Indolencia de los gobiernos centroamericanos, vejaciones, abusos y maltratos por parte del gobierno de México, y persecuciones y criminalización por parte de las autoridades migratorias de Estados Unidos, es parte de lo que comenzó a aflorar pública y masivamente en la crisis de los niños migrantes. La presión mediática y de la opinión pública que habló hasta de 52 mil niños detenidos en los últimos meses comenzó a crecer.
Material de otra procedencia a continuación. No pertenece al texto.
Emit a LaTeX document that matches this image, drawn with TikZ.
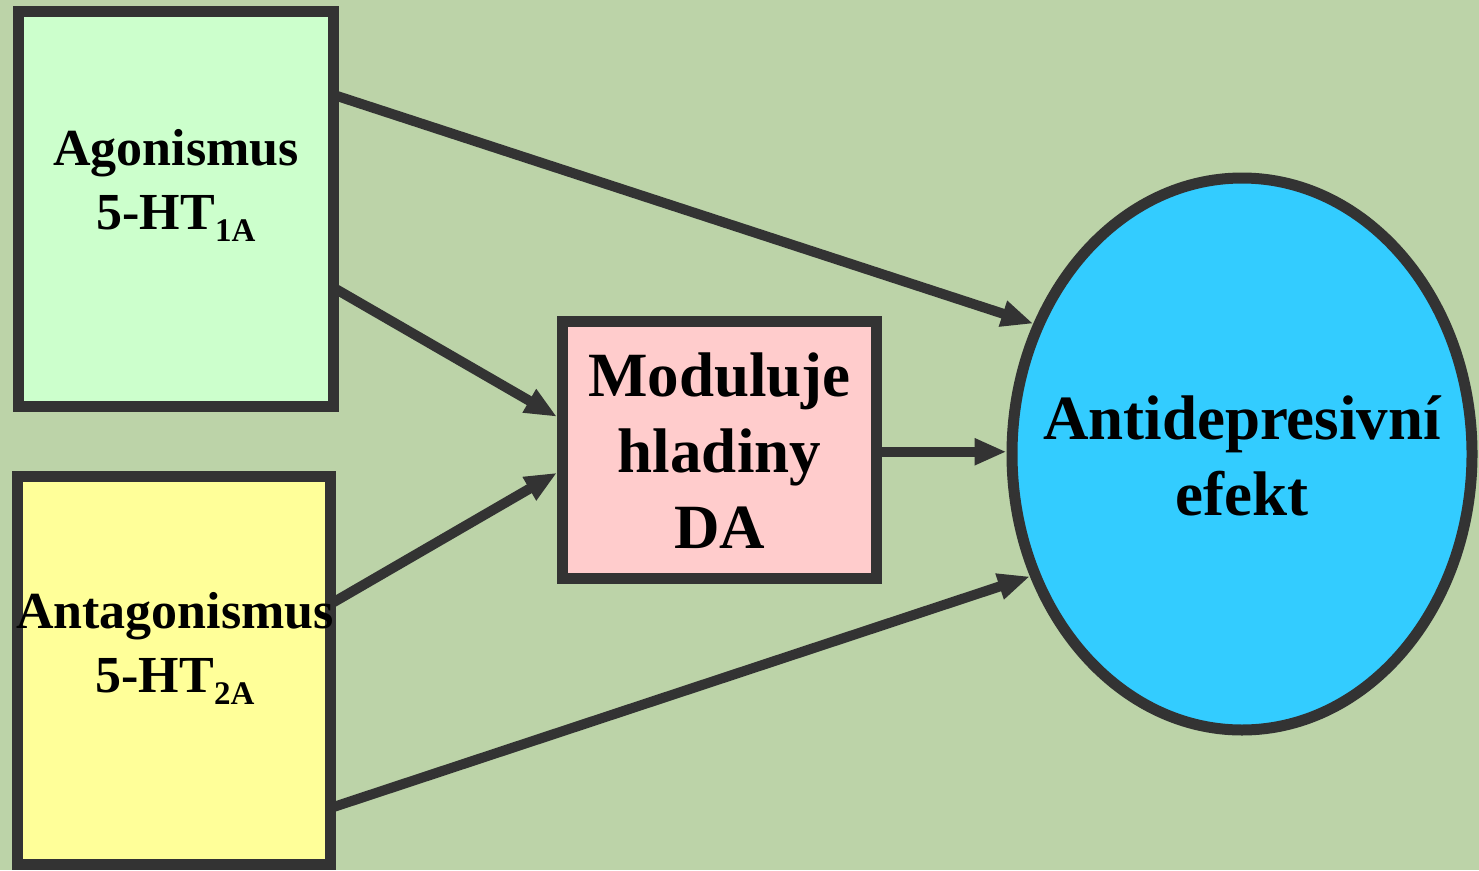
\documentclass[tikz,border=0pt]{standalone}
\usepackage{fontspec}
\setmainfont{Liberation Serif}
\usetikzlibrary{arrows.meta,shapes.geometric,calc}
\definecolor{bgcol}{RGB}{188,211,168}
\definecolor{edgecol}{RGB}{51,51,51}
\definecolor{greenbox}{RGB}{204,255,204}
\definecolor{yellowbox}{RGB}{255,255,153}
\definecolor{pinkbox}{RGB}{255,204,204}
\definecolor{bluebox}{RGB}{51,204,255}
\tikzset{
  boxshape/.style={draw=edgecol, line width=11pt, inner sep=0pt},
  smalltext/.style={font=\bfseries\fontsize{52}{64}\selectfont, align=center, inner sep=0pt},
  bigtext/.style={font=\bfseries\fontsize{63}{76}\selectfont, align=center, inner sep=0pt},
  arr/.style={draw=edgecol, line width=10pt, -{Triangle[length=32pt,width=25pt]}}
}
\newcommand{\subsc}[1]{\raisebox{-12pt}{\fontsize{33}{33}\selectfont #1}}
\begin{document}
\begin{tikzpicture}[x=1pt,y=-1pt]
\fill[bgcol] (0,0) rectangle (1479,870);
\useasboundingbox (0,0) rectangle (1479,870);

\node[boxshape, fill=greenbox, minimum width=315.5pt, minimum height=395pt] (b1) at (175.75,209) {};
\node[boxshape, fill=yellowbox, minimum width=312.5pt, minimum height=388pt] (b2) at (173.75,670) {};
\node[boxshape, fill=pinkbox, minimum width=314pt, minimum height=256.5pt] (b3) at (719.5,449.75) {};
\node[boxshape, fill=bluebox, ellipse, minimum width=460pt, minimum height=552pt] (ell) at (1242,454) {};

\node[smalltext] (t1) at (176,185) {Agonismus\\5-HT\subsc{1A}};
\node[smalltext] (t2) at (175,648) {Antagonismus\\5-HT\subsc{2A}};
\node[bigtext] (t3) at (719.5,451) {Moduluje\\hladiny\\DA};
\node[bigtext] (t4) at (1242,456) {Antidepresivní\\efekt};

\coordinate (s1) at ($(b1.east)+(-5,-114)$);
\coordinate (s2) at ($(b1.east)+(-5,79)$);
\coordinate (e2) at ($(b3.west)+(0,-33)$);
\coordinate (s3) at ($(b2.east)+(-5,-66)$);
\coordinate (e3) at ($(b3.west)+(0,23)$);
\coordinate (s4) at ($(b2.east)+(-5,138)$);
\coordinate (s5) at ($(b3.east)+(-5,2)$);
\draw[arr] (s1) -- (ell.148);
\draw[arr] (s2) -- (e2);
\draw[arr] (s3) -- (e3);
\draw[arr] (s4) -- (ell.210);
\draw[arr] (s5) -- (s5 -| ell.west);
\end{tikzpicture}
\end{document}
El mismo presidente de Estados Unidos, Barack Obama, presionado por los problemas legales, políticos y presupuestales que representa el fenómeno y por una iniciativa de ley que se generó en el Congreso de su país, calificó el tema como “una crisis humanitaria urgente” y la Casa Blanca comenzó a presionar a México para que enfrentaran juntos el problema.

 
Y como siempre ocurre, ante un chasquido de Washington, la respuesta del gobierno mexicano fue inmediata y llevó a que la semana pasada el canciller mexicano, José Antonio Meade, se desplazara hasta Texas, donde se reunió con autoridades migratorias estadunidenses y visitó instalaciones de la Patrulla Fronteriza y un albergue privado (del Sagrado Corazón) a donde son llevados los niños migrantes detenidos por las patrullas fronterizas.

 
Si bien el tema finalmente adquirió relevancia política y ayer se produjo un nuevo anuncio del presidente Obama de que enviará una petición al Congreso para que le autoricen presupuesto para mejorar los procesos de deportación y repatriación de los niños migrantes, aún falta que de este lado de la frontera, en el gobierno de México, la administración Peña Nieto reconozca y se haga cargo de las vejaciones, los abusos y la violencia que padecen esos niños centroamericanos en su paso por territorio nacional, tanto por policías municipales, como por autoridades migratorias federales y ni se diga por los criminales y narcotraficantes que los secuestran, violan y roban.

 
Junto con el reconocimiento de México, que ha permitido por años los horrores humanitarios contra esos niños inocentes y contra los migrantes en general, tendría que venir una respuesta regional de las naciones expulsoras de Centroamérica: desde Guatemala hasta Nicaragua, pasando por El Salvador y Honduras, para hacerse cargo de la responsabilidad que les corresponde en la pobreza, inseguridad y violencia que hace que esos niños huyan desesperados y abandonados por sus familias en sus países.

 
Si una película destapó la Jaula de Oro y fue capaz de mostrar la cruel realidad de los niños migrantes, ahora corresponde a los gobernantes y a las sociedades de todos los países involucrados poner fin a ese infierno y garantizar que, si bien no terminará el problema migratorio de México y Centroamérica hacia Estados Unidos, mientras exista pobreza y desigualdad en esas naciones, sí se pueda evitar que cada vez más niños pierdan la inocencia y hasta la vida en manos de autoridades corruptas y criminales despiadados.